Christopher Noxon’s Rejuvenile focuses on how being child-like helps us stay open, creative and why that’s a good thing. The author also compares it to being childish, which is not so good, but I know that highlighting such nuance to the “eternal boys” and girls, inhabiting creative departments, is a fail-proof way to end my career.
Solving problems is what we’re paid to do, but according to the authors of the Freakonomics franchise, children make better problem solvers than adults.That’s because they ask themselves a series of small questions, rather than big ones as we do. Also, unlike grown-ups,
    “kids don’t carry around the preconceptions that can stop people from seeing things as they are”.

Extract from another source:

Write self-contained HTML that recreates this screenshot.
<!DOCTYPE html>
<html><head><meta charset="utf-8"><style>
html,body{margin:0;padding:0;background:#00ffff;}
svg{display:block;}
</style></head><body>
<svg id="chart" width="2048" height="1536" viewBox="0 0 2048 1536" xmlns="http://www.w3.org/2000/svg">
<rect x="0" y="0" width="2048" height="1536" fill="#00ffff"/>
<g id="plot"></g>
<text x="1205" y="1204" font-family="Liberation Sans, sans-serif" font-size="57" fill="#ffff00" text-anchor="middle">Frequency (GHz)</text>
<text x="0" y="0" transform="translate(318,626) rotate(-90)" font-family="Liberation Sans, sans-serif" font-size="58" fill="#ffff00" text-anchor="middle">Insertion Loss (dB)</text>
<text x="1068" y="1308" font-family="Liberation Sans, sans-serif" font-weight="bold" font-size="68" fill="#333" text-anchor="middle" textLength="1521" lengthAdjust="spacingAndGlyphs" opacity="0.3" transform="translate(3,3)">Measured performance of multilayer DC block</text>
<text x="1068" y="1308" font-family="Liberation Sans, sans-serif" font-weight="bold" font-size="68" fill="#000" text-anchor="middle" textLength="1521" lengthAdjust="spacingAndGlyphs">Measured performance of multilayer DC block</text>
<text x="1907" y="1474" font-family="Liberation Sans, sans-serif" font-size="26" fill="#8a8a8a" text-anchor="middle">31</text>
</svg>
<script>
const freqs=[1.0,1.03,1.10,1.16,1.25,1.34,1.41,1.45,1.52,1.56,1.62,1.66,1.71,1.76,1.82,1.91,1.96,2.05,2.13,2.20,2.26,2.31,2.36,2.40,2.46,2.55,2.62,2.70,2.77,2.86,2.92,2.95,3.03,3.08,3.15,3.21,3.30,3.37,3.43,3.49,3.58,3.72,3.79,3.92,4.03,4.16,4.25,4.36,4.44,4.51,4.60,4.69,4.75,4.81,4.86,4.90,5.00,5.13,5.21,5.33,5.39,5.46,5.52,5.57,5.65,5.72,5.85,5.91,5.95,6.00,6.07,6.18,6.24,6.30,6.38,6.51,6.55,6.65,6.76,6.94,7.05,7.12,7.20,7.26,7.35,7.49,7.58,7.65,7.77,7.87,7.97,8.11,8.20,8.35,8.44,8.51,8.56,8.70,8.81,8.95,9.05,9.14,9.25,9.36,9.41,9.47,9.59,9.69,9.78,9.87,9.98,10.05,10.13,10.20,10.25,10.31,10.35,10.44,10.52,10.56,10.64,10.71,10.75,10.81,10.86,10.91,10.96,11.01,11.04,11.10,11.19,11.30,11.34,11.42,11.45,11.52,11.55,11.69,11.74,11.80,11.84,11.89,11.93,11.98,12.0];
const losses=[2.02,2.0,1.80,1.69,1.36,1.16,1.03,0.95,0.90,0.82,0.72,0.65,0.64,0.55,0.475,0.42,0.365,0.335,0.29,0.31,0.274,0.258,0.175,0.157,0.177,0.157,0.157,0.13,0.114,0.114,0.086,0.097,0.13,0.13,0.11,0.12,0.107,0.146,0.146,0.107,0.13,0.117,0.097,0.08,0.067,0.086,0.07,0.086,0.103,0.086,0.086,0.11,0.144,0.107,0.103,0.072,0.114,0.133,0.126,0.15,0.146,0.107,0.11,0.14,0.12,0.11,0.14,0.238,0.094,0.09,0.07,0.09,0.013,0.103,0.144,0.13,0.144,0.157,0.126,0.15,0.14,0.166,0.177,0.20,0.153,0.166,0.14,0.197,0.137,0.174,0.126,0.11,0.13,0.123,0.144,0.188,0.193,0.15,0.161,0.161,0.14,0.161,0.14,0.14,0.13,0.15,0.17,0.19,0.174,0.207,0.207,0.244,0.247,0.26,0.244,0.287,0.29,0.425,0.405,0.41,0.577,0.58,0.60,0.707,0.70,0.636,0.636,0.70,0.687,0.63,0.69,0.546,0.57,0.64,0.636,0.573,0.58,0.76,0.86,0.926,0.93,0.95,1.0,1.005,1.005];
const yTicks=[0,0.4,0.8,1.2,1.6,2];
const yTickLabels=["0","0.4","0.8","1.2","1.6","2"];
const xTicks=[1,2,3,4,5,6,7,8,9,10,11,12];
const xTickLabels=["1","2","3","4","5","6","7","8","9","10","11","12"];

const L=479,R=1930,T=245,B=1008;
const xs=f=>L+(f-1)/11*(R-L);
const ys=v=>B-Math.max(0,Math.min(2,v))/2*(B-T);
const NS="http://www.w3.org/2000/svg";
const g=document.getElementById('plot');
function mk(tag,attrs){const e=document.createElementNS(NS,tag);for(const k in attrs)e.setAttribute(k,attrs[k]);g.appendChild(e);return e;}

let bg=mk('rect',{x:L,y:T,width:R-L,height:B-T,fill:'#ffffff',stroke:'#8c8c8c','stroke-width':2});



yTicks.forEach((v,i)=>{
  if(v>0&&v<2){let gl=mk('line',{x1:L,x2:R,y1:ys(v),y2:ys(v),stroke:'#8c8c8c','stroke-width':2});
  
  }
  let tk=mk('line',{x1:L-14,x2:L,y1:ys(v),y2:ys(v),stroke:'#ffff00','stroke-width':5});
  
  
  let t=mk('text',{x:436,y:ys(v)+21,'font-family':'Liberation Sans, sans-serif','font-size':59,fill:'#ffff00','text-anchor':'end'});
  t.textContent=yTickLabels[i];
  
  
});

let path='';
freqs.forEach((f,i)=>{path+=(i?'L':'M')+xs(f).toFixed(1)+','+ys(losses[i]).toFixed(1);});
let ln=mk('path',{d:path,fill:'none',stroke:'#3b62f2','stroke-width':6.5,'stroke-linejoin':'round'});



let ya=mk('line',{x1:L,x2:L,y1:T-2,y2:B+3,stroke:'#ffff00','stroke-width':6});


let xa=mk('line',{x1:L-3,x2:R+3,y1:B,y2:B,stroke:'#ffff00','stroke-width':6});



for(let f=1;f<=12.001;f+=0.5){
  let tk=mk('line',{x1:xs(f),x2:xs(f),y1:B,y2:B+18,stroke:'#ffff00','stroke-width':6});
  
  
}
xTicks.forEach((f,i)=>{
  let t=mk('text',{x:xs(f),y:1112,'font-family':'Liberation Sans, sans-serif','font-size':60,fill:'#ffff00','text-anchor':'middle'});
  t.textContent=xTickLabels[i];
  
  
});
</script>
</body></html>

The best evidence for this is The Marshmallow Challenge. If you’ve worked in advertising as long as I have, chances are you’ve been subjected to (and humiliated by) some version of this “team-building exercise”. The point of this torture is to reveal how, as adults, we have lost our ability to play, collaborate and basically see the wood from the trees. And the worst part? You are not even allowed to eat the marshmallow.
Tom Wujec‘s TedEx talk reveals more.
Ok so children are better at playing than we are, but no one can accuse the creative team that hatched this ‘Never Stop Exploring’ campaign for Northface, to have lost their sense of fun. Another grand slam for Korean cool.
Arthur Rimbaud believed that:
    “genius is the recovery of childhood at will”
and examples of gifted creatives that have dug deep and fished out their Mini-Mes are, thankfully, everywhere.
Who can still remember what it feels like to be an awkward teen-ager? The copy-writer who came up with Haribo’s ‘The Unexpected Kiss’. That’s who.
I bet the talent who designed JayZ’s Grand Prix – awarded ‘Decoded’ recovered their own love for treasure hunts when dreaming this one up.
It must have taken a child-like zeal to change the world for Monboot and their Chipotle client to crack, and painstakingly craft, the multi-awarded campaign of 2014 ‘The Scarecrow’.
I could go on and on, rambling on like a child, but I think I’ll stop now. I’m craving some marshmallows.